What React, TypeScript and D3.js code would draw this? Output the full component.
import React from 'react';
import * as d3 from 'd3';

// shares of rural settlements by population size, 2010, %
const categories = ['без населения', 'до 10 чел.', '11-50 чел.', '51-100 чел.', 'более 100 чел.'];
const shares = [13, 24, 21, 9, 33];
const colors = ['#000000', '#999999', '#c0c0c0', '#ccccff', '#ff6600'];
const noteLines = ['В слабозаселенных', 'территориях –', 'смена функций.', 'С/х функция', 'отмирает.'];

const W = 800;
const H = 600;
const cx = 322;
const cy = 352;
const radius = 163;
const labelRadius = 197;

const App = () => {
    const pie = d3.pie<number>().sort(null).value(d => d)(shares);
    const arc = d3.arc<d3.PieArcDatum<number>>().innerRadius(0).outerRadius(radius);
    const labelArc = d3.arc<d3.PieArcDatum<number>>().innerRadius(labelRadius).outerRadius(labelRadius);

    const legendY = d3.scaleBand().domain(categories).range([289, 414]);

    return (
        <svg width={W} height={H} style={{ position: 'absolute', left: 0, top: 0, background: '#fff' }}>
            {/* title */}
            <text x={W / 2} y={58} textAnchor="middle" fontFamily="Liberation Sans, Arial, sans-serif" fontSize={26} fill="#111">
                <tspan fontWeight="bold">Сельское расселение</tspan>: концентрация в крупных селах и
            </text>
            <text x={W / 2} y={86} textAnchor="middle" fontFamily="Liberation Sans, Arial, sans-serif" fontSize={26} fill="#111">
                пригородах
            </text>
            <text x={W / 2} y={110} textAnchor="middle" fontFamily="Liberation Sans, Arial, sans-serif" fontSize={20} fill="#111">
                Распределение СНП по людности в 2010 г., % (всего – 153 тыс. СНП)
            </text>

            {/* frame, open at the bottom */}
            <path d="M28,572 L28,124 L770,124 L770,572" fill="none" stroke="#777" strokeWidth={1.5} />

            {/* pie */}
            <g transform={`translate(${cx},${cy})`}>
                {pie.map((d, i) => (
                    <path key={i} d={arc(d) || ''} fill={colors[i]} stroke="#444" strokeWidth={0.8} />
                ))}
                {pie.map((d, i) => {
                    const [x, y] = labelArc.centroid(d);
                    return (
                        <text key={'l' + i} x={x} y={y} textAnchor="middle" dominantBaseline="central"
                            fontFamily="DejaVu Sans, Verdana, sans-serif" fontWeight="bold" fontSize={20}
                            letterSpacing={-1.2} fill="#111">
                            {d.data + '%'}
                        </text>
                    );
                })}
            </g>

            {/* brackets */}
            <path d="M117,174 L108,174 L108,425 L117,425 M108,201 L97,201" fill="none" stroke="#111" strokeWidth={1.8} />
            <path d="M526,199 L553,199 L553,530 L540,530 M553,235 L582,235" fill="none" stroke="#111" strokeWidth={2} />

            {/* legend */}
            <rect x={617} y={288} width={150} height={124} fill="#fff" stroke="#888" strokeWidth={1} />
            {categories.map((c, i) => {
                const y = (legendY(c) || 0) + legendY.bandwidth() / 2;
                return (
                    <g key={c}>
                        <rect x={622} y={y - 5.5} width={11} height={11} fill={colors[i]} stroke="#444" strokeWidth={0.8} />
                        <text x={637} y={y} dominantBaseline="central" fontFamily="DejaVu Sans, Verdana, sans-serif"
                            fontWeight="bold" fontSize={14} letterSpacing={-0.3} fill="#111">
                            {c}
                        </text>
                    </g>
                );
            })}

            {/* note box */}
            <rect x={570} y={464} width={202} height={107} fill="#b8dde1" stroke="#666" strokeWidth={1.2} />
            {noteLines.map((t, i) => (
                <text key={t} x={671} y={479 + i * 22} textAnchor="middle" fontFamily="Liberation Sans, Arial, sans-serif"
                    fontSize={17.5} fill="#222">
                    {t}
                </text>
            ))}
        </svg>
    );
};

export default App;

=-=-=-=-=

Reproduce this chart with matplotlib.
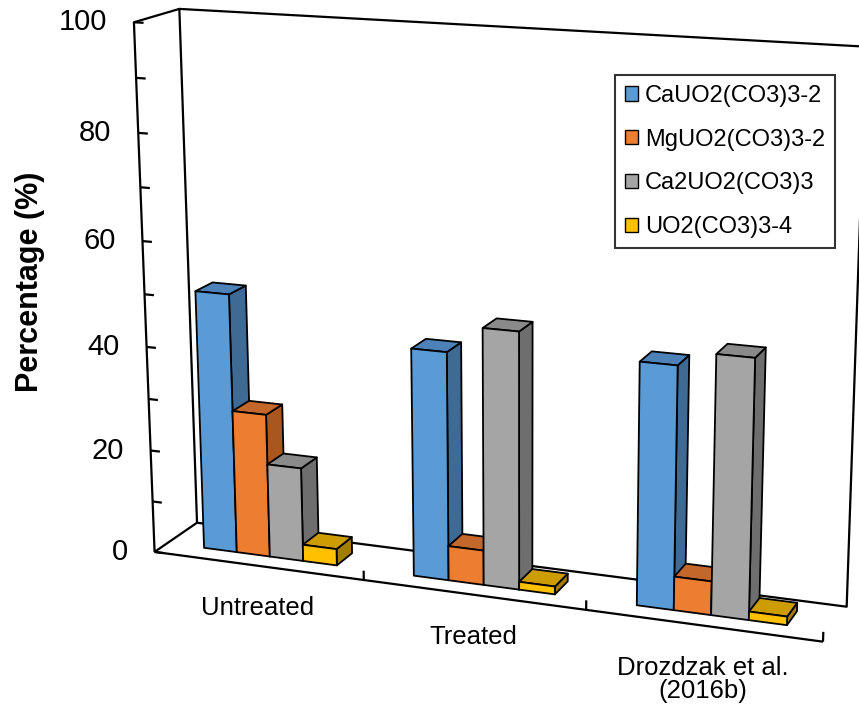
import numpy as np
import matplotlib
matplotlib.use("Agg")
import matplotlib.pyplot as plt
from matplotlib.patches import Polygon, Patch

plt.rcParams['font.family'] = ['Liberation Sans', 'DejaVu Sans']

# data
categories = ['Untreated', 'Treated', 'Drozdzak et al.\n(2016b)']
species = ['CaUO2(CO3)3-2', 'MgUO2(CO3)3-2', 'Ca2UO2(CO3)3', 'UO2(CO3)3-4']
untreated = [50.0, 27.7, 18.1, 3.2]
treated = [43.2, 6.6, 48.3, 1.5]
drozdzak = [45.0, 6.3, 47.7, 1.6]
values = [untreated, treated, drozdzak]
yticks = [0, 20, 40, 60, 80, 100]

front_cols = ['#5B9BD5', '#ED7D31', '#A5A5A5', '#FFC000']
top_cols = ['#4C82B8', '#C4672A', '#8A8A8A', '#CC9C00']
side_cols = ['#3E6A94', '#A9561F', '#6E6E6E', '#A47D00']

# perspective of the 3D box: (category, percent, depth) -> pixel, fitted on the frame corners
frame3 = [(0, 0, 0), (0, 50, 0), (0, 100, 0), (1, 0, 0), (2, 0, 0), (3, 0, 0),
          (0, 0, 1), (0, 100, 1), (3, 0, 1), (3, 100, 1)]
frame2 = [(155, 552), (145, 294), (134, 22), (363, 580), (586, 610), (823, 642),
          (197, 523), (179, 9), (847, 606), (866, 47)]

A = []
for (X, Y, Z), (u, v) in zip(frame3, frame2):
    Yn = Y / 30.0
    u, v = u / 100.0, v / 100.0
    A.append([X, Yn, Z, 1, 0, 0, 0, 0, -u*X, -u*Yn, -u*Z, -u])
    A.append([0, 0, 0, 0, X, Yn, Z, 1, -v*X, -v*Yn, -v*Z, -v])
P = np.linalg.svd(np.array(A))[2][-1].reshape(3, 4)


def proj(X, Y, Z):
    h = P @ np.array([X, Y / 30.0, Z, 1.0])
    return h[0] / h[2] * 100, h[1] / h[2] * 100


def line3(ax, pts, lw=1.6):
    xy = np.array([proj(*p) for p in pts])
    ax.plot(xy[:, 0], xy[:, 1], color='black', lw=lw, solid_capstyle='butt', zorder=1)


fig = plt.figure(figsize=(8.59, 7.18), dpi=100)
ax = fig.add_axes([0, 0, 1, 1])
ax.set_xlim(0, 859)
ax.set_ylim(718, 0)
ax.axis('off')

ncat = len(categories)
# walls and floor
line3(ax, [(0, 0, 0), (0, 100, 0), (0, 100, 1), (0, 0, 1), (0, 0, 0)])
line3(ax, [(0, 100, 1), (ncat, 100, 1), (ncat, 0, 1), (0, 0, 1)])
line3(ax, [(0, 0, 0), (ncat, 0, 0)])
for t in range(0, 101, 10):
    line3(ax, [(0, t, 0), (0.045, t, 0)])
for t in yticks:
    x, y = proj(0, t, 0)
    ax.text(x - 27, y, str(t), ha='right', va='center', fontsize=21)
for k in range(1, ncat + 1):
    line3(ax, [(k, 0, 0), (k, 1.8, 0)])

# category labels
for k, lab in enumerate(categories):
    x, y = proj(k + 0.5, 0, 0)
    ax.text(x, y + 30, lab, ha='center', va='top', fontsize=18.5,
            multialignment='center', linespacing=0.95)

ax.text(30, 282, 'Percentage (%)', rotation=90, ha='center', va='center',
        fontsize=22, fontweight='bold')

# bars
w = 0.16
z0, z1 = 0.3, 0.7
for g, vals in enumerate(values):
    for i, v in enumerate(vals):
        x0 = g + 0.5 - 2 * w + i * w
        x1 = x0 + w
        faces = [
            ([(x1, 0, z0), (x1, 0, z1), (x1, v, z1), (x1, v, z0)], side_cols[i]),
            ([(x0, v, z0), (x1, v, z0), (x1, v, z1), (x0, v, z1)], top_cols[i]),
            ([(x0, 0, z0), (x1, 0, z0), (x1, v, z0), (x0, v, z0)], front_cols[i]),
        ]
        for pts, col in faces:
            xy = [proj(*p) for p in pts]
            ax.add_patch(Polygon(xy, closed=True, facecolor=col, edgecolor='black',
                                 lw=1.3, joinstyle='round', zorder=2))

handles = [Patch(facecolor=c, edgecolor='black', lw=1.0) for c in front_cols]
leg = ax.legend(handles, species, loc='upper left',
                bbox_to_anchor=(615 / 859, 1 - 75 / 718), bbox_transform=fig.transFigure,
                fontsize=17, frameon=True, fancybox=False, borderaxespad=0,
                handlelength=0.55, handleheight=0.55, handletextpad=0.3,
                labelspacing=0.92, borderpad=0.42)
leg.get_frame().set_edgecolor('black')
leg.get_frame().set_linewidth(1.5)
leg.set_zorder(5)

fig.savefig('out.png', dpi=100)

=-=-=-=-=

### Given exercise:
Reproduce exactly the run of lines beginning with the one that contains "Reproduce this chart with matplotlib." and ending with the one that contains "plt.rcParams['font.family'] = ['Liberation". Do not include pictures.

### Solution:
Reproduce this chart with matplotlib.
import numpy as np
import matplotlib
matplotlib.use("Agg")
import matplotlib.pyplot as plt
from matplotlib.patches import Polygon, Patch

plt.rcParams['font.family'] = ['Liberation Sans', 'DejaVu Sans']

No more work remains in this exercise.